Copy every line that contains the string "code" from the entries below.

------ DATASET EXCERPTS ------

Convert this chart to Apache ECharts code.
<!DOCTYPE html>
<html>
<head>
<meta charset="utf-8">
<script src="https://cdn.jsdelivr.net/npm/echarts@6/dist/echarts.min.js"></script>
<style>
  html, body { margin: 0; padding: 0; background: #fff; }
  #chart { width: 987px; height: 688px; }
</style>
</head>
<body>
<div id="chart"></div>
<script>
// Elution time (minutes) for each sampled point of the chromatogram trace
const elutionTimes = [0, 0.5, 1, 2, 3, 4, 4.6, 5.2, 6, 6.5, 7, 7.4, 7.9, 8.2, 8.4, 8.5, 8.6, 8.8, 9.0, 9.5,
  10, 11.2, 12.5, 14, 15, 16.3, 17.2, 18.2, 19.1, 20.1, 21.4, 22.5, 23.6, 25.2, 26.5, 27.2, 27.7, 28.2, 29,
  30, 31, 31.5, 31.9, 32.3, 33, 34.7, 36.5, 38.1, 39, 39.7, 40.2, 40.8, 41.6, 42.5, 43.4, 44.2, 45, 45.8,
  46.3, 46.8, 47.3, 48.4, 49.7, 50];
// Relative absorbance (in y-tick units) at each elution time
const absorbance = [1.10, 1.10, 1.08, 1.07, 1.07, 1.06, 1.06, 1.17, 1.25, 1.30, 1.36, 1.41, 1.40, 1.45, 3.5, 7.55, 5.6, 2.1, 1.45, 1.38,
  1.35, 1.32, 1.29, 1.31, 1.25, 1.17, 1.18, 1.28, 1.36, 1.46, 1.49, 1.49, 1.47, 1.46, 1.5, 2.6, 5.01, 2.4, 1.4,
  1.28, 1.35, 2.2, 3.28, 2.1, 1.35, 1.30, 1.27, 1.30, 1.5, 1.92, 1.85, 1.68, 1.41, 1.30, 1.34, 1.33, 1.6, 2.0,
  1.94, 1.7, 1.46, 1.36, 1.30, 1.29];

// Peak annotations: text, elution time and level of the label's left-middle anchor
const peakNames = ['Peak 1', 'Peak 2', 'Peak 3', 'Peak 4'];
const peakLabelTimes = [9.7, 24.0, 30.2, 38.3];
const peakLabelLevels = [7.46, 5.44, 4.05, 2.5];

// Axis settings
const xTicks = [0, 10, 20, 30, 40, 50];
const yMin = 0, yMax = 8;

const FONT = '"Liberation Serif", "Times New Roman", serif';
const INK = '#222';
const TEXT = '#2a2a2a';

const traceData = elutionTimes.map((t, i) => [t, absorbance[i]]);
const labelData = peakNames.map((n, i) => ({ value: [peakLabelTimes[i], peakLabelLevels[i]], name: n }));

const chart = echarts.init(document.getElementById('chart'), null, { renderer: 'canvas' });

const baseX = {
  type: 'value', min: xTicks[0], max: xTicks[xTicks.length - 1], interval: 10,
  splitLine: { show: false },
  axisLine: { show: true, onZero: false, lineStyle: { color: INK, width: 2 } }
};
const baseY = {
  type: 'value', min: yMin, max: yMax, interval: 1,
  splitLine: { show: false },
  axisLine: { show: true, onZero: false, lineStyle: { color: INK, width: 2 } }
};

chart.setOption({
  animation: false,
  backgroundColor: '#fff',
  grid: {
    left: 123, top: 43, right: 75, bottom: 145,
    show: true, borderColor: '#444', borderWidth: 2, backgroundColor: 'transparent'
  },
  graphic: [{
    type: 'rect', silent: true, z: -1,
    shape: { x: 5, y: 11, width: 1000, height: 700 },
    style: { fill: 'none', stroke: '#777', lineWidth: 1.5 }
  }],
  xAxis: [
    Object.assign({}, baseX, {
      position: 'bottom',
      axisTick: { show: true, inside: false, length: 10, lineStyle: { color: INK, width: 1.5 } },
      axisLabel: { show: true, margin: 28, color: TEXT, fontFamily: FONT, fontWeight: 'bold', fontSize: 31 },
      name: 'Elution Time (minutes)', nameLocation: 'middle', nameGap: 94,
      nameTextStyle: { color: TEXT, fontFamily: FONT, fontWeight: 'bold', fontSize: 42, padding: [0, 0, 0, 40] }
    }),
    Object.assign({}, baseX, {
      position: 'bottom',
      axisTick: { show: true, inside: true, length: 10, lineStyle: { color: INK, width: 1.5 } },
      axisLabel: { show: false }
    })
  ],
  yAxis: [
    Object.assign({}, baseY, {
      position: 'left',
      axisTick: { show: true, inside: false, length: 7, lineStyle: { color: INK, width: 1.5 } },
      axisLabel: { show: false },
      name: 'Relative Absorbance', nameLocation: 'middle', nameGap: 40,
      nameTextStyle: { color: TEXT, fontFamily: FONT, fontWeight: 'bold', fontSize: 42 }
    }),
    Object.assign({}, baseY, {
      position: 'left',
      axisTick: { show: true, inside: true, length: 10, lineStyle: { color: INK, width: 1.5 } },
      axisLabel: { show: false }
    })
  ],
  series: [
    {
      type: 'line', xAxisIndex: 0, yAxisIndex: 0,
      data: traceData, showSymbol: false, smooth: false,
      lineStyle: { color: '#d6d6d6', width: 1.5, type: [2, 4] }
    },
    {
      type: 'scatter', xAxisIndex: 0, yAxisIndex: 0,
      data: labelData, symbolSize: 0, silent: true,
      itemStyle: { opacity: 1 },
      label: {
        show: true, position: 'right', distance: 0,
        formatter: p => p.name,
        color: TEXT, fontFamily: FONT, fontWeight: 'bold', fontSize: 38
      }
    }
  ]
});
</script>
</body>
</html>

------
------ DATASET EXCERPTS ------

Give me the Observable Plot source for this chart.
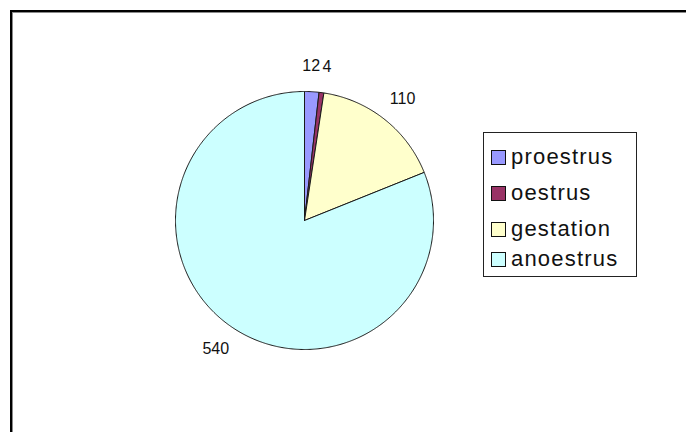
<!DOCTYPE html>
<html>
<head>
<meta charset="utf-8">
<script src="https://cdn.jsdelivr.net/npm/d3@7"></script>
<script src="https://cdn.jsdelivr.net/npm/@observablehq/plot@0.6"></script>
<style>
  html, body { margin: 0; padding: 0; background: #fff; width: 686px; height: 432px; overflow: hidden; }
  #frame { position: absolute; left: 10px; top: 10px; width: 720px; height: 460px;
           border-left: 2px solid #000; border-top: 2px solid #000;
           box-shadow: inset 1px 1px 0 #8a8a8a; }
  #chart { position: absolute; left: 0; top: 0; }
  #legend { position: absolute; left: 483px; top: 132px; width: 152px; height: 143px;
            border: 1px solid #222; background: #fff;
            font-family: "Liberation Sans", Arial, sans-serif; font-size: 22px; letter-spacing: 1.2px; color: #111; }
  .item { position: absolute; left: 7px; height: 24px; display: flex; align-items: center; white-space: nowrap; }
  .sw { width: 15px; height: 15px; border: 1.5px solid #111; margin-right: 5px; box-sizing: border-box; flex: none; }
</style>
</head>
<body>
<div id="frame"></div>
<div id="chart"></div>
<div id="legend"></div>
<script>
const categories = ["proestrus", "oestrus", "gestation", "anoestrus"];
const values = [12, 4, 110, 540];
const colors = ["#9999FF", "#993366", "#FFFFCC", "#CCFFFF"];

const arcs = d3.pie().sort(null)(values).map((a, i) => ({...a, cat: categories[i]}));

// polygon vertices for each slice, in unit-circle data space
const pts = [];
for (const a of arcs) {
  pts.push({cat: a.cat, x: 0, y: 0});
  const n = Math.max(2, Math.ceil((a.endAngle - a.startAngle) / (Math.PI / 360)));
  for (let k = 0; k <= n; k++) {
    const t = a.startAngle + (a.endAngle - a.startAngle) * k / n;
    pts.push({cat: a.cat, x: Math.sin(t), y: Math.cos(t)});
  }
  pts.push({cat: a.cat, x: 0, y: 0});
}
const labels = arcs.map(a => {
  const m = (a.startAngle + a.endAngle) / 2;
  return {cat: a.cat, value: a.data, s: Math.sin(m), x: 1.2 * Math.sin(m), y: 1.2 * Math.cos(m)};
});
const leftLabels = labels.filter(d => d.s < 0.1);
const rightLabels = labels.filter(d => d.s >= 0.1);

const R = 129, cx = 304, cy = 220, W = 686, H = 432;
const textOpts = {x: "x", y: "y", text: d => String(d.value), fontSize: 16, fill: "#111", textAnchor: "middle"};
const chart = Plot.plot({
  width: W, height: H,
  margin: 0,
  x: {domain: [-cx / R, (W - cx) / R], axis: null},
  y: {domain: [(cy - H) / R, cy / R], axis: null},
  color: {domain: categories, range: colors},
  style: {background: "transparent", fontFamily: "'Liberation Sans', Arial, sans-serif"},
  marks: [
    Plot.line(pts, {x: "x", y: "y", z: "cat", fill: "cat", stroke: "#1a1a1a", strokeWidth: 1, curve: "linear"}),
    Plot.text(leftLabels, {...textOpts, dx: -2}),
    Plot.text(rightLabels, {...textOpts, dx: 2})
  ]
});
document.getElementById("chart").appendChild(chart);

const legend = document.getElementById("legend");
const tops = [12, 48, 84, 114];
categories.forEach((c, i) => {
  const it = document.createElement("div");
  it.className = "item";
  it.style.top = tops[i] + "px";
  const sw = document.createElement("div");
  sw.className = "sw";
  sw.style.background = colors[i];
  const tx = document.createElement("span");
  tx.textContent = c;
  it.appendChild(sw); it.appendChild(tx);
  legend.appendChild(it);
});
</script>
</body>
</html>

------
------ DATASET EXCERPTS ------

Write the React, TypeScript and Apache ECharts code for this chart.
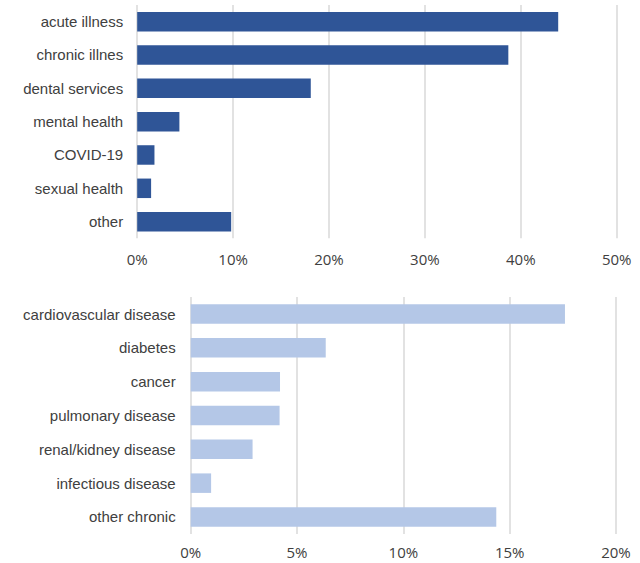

------

## OUTPUT OF THE EXERCISE
Convert this chart to Apache ECharts code.
Write the React, TypeScript and Apache ECharts code for this chart.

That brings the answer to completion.